Tuesday, December 1, 2015

SOAP 12/01/2015; Psalm 112:7

Today's reading: Romans 5, 6, 7, 8*

S) "He will not fear evil tidings;
His heart is steadfast, trusting in the Lord."

Psalm 112:7 (NASB)
*because there are already entries for each of these chapters, I also read Psalm 112

O) This whole psalm is praising God for the blessings that He gives to those who fear Him. In reverence to the LORD, there are direct blessings He gives (see v.3), but there are also indirect blessings (still from God, since He made us this way). The verse above is one of the side effects of fearing the LORD, only. There is the obvious sort of exclusion, that if we fear "only God" then that leaves no room left to fear anyone or anything else. But, it isn't really scripted that way. What actually happens is that, as we fear the LORD, we trust Him. As we trust Him, we fear everything else less. That is why the word used for fearing the LORD can also usually be translated as "revere," since it's not exactly the same as fearing death, or fearing punishment, etc. So, this is not a matter of one fear displacing another, as if our brains are only capable of fearing one thing at a time. Instead, this is a matter of our reverence for God, maturing into trusting Him, which then dissolves all fears of evil tidings.

A) Fear of the LORD is a hot topic for me, because it is definitely not something I do by my personality. While many people struggle with pride on some level, when I was in the world my pride bent me to disrespect authority with complete irreverence. It was pretty active. In that sense, I do very much have to choose to revere God. I have to choose to make myself subject to Him. I have to choose humility and fear. Relative to this verse, I need to remember that fearing no evil tiding comes from trusting in the LORD, not trusting in my own ability, wisdom, or strength. We never want to believe that anything truly evil will come upon us, but in reality, evil has many forms and ample opportunity. The only thing preventing more evil from touching my life, is really the grace of God (see: Job). So, with that in mind, if I am thinking that I can protect or preserve myself, then what I am really doing is telling God that He can remove His hand from me, and let every evil come upon me. In that way, I am being irreverent toward God, because I am not correctly valuing His strength, provision, protection, wisdom, or even His sovereignty. If I am exalted, then He is not. In that sense, there can be only one object of my reverence: God or me. The truth is, when I am humble and grounded, and thinking of it clearly, I am terrified at the thought of facing evil on my own. Only God can help me face it, and He knows exactly what I can handle. In that way, I easily recognize how mighty He truly is, and how greatly He is to be feared. Then, it is easy to trust Him. Then, when evil tidings do come, my heart will be steadfast, trusting in the LORD.

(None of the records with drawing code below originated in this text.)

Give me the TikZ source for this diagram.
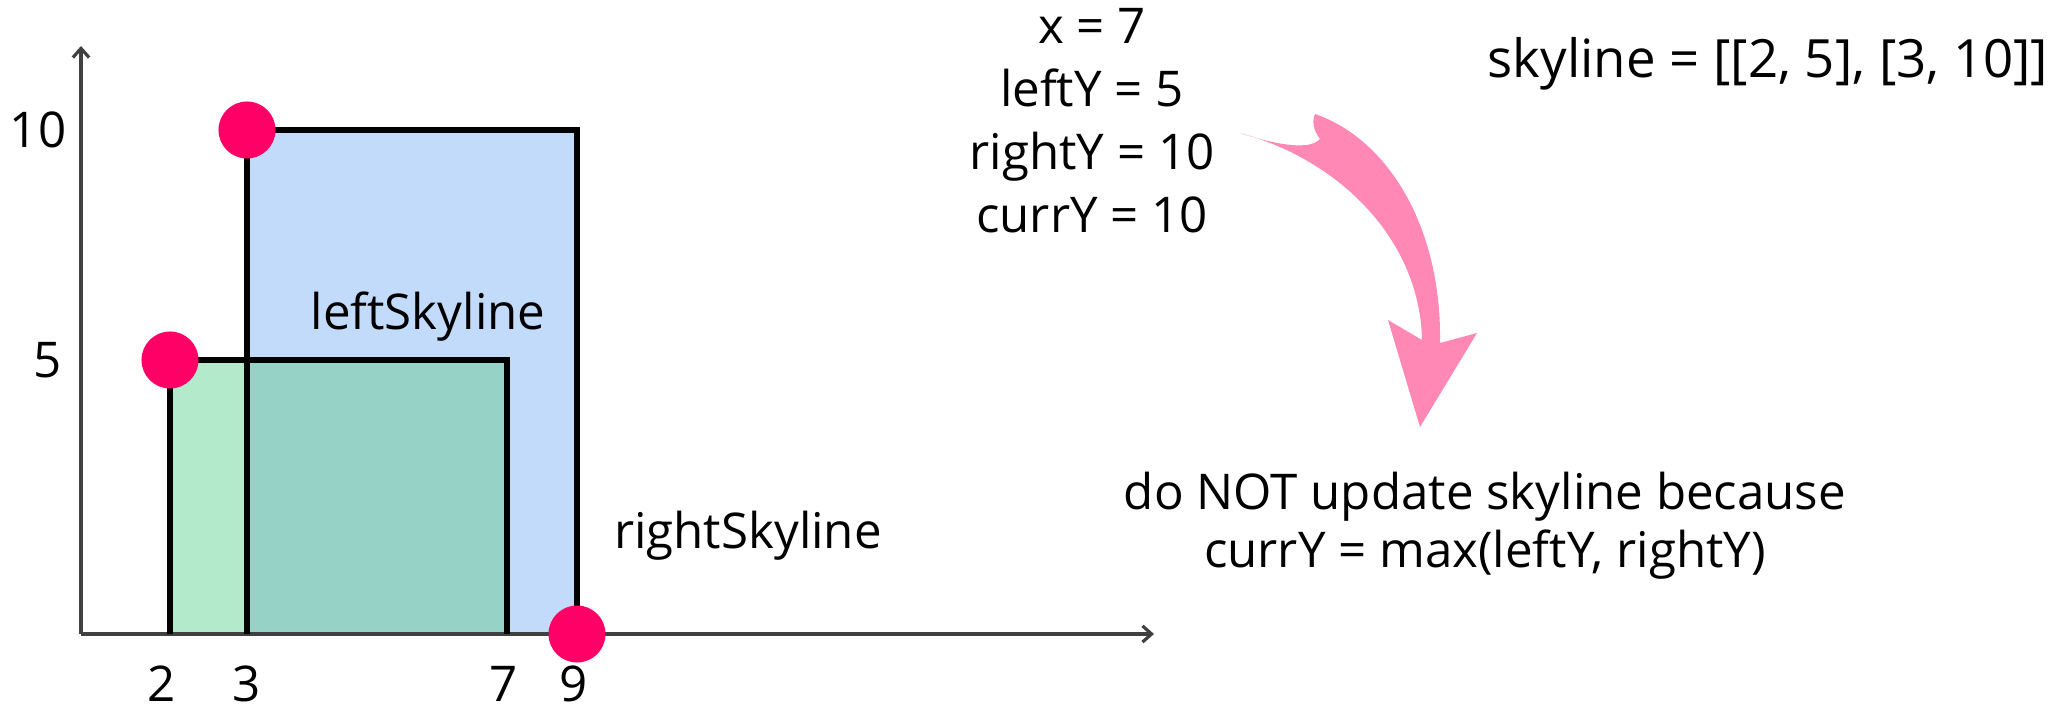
\documentclass[tikz,border=0pt]{standalone}
\usepackage{fontspec}
\setmainfont{Open Sans}
\usetikzlibrary{positioning,arrows.meta}
\definecolor{skyGreen}{RGB}{178,234,203}
\definecolor{skyBlue}{RGB}{195,219,250}
\definecolor{skyTeal}{RGB}{150,211,198}
\definecolor{dotPink}{RGB}{255,0,102}
\definecolor{arrowPink}{RGB}{255,136,181}
\definecolor{axisGray}{RGB}{64,64,64}

\begin{document}
\begin{tikzpicture}[
                  x=0.01cm,y=-0.01cm,
                  font=\fontsize{14}{17.9}\selectfont,
                  axis/.style={-{Straight Barb[length=2.6pt,width=4.6pt]},line width=0.9pt,draw=axisGray},
                  edge/.style={line width=1.6pt,line join=miter},
                  dot/.style={circle,fill=dotPink,inner sep=0pt,minimum size=0.57cm},
                  lbl/.style={inner sep=0pt,align=center}
                ]
                \useasboundingbox (0,0) rectangle (2066,715);
                \fill[skyBlue] (247,130) rectangle (577,634);
                \fill[skyGreen] (170,360) rectangle (247,634);
                \fill[skyTeal] (247,360) rectangle (507,634);

                \coordinate (o) at (81,634);
                \coordinate (xend) at (1154,634);
                \coordinate (yend) at (81,46);
                \draw[axis] (o) -- (xend);
                \draw[axis] (o) -- (yend);

                \draw[edge] (170,634) -- (170,360) -- (507,360) -- (507,634);
                \draw[edge] (247,634) -- (247,130) -- (577,130) -- (577,634);

                \node[dot] (left1) at (170,360) {};
                \node[dot] (right1) at (247,130) {};
                \node[dot] (right2) at (577,634) {};

                \node[lbl] (t2) at (162,684) {2};
                \node[lbl] (t3) at (247,684) {3};
                \node[lbl] (t7) at (504,684) {7};
                \node[lbl] (t9) at (574,684) {9};
                \node[lbl] (h10) at (38,130) {10};
                \node[lbl] (h5) at (48,360) {5};

                \node[lbl] (leftName) at (428,317) {leftSkyline};
                \node[lbl] (rightName) at (748,536) {rightSkyline};

                \node[lbl] (vars) at (1092,121) {x = 7\\leftY = 5\\rightY = 10\\currY = 10};
                \node[lbl,font=\fontsize{15}{17.9}\selectfont] (sky) at (1768,64) {skyline = [[2, 5], [3, 10]]};
                \node[lbl,font=\fontsize{14}{16.5}\selectfont] (why) at (1485,526) {do NOT update skyline because\\currY = max(leftY, rightY)};

                \fill[arrowPink] (1315,114) .. controls (1390,140) and (1442,230) .. (1440,343)
                  -- (1477,333) -- (1420,427) -- (1388,320) -- (1422,340)
                  .. controls (1420,240) and (1340,160) .. (1240,133)
                  .. controls (1280,146) and (1310,150) .. (1320,139)
                  .. controls (1313,130) and (1312,121) .. (1315,114) -- cycle;
                \end{tikzpicture}
\end{document}
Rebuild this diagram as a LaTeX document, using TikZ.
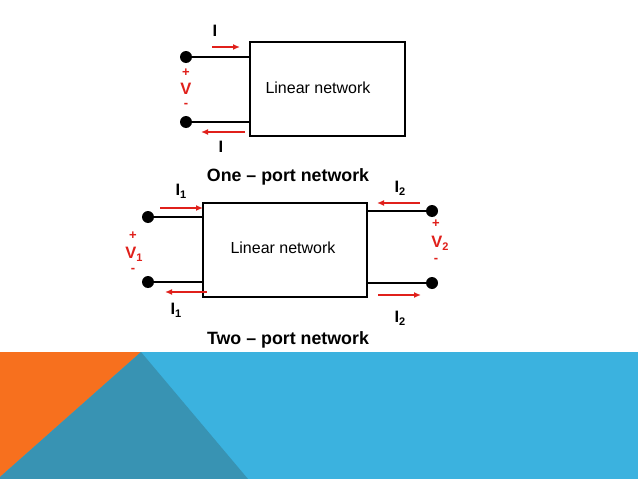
\documentclass[tikz,border=0pt]{standalone}
\usepackage{fontspec}
\setmainfont{Liberation Sans}
\usetikzlibrary{arrows.meta}
\definecolor{arrred}{HTML}{E0201B}
\definecolor{bandblue}{HTML}{3BB2DF}
\definecolor{bandteal}{HTML}{3893B3}
\definecolor{bandorange}{HTML}{F7701E}
\newcommand{\lowsub}[1]{\raisebox{-0.35ex}{\fontsize{11}{12}\selectfont #1}}
\tikzset{
  wire/.style={line width=2pt, black},
  term/.style={circle, fill=black, inner sep=0pt, minimum size=12pt},
  netbox/.style={draw, line width=2pt, inner sep=0pt},
  cur/.style={draw=arrred, line width=1.6pt, -{Latex[length=7pt,width=6pt]}},
  lbl/.style={font=\bfseries\fontsize{16.5}{18}\selectfont, inner sep=0pt},
  rlbl/.style={lbl, text=arrred},
  sgn/.style={font=\bfseries\fontsize{13}{14}\selectfont, inner sep=0pt, text=arrred},
  boxtxt/.style={font=\fontsize{16}{18}\selectfont, inner sep=0pt},
  title/.style={font=\bfseries\fontsize{17.8}{20}\selectfont, inner sep=0pt}
}
\begin{document}
\begin{tikzpicture}[x=1pt,y=-1pt]
\useasboundingbox (0,0) rectangle (638,479);
\fill[white] (0,0) rectangle (638,479);
% bottom band
\fill[bandblue] (0,352) rectangle (638,479);
\fill[bandorange] (0,352) -- (141,352) -- (0,477) -- cycle;
\fill[bandteal] (141,352) -- (248,479) -- (0,479) -- (0,477) -- cycle;
% one-port
\node[netbox, minimum width=155pt, minimum height=94pt] (box1) at (327.5,89) {};
\node[boxtxt] (lin1) at (318,88) {Linear network};
\node[term] (t1a) at (186,57) {};
\node[term] (t1b) at (186,122) {};
\coordinate (b1a) at (250,57);
\coordinate (b1b) at (250,122);
\draw[wire] (t1a.center) -- (b1a);
\draw[wire] (t1b.center) -- (b1b);
\coordinate (a1s) at (212,47); \coordinate (a1e) at (240,47);
\draw[cur] (a1s) -- (a1e);
\coordinate (a2s) at (245,132); \coordinate (a2e) at (201,132);
\draw[cur] (a2s) -- (a2e);
\node[lbl] (i1) at (215,31) {I};
\node[lbl] (i2) at (221,147) {I};
\node[sgn] (p1) at (186,73) {+};
\node[rlbl] (v1) at (186,89) {V};
\node[sgn] (m1) at (186,105) {-};
\node[title] (t1) at (288,177) {One – port network};
% two-port
\node[netbox, minimum width=164pt, minimum height=94pt] (box2) at (285,250) {};
\node[boxtxt] (lin2) at (283,248) {Linear network};
\node[term] (la) at (148,217) {};
\node[term] (lb) at (148,282) {};
\node[term] (ra) at (432,211) {};
\node[term] (rb) at (432,283) {};
\coordinate (bla) at (203,217);
\coordinate (blb) at (203,282);
\coordinate (bra) at (367,211);
\coordinate (brb) at (367,283);
\draw[wire] (la.center) -- (bla);
\draw[wire] (lb.center) -- (blb);
\draw[wire] (ra.center) -- (bra);
\draw[wire] (rb.center) -- (brb);
\coordinate (c1s) at (160,208); \coordinate (c1e) at (203,208);
\draw[cur] (c1s) -- (c1e);
\coordinate (c2s) at (207,292); \coordinate (c2e) at (165,292);
\draw[cur] (c2s) -- (c2e);
\coordinate (c3s) at (420,203); \coordinate (c3e) at (377,203);
\draw[cur] (c3s) -- (c3e);
\coordinate (c4s) at (378,295); \coordinate (c4e) at (421,295);
\draw[cur] (c4s) -- (c4e);
\node[lbl] (j1) at (181,191) {I\lowsub{1}};
\node[lbl] (j2) at (176,310) {I\lowsub{1}};
\node[lbl] (j3) at (400,188) {I\lowsub{2}};
\node[lbl] (j4) at (400,318) {I\lowsub{2}};
\node[sgn] (p2) at (133,236) {+};
\node[rlbl] (v2) at (134,254) {V\lowsub{1}};
\node[sgn] (m2) at (133,270) {-};
\node[sgn] (p3) at (436,224) {+};
\node[rlbl] (v3) at (440,243) {V\lowsub{2}};
\node[sgn] (m3) at (436,260) {-};
\node[title] (t2) at (288,340) {Two – port network};
\end{tikzpicture}
\end{document}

P) Father, Your grace is astounding. I am thoroughly humbled by these realizations today. Understanding that it is only by Your grace, that I do not face every evil that the devil could throw at me, this is a sobering truth. Understanding that You only allow what You know I can resist, and that You equip me and lead me, in order that I may walk in victory, this is the most humbling. You have rigged every encounter I have, stacking the odds in my favor! It is only because of You, that I have a fighter's chance. But, even more than that, I can have every victory, because You have already paid the price and defeated my enemy! Help me to continue to be mindful, revering and fearing Your, LORD. Help me to continue trusting in You alone, for strength, wisdom, and ability. Open my eyes and ears, that I may continue to glorify Your name in every circumstance. Let Your will be done. In Jesus's name I pray. Amen.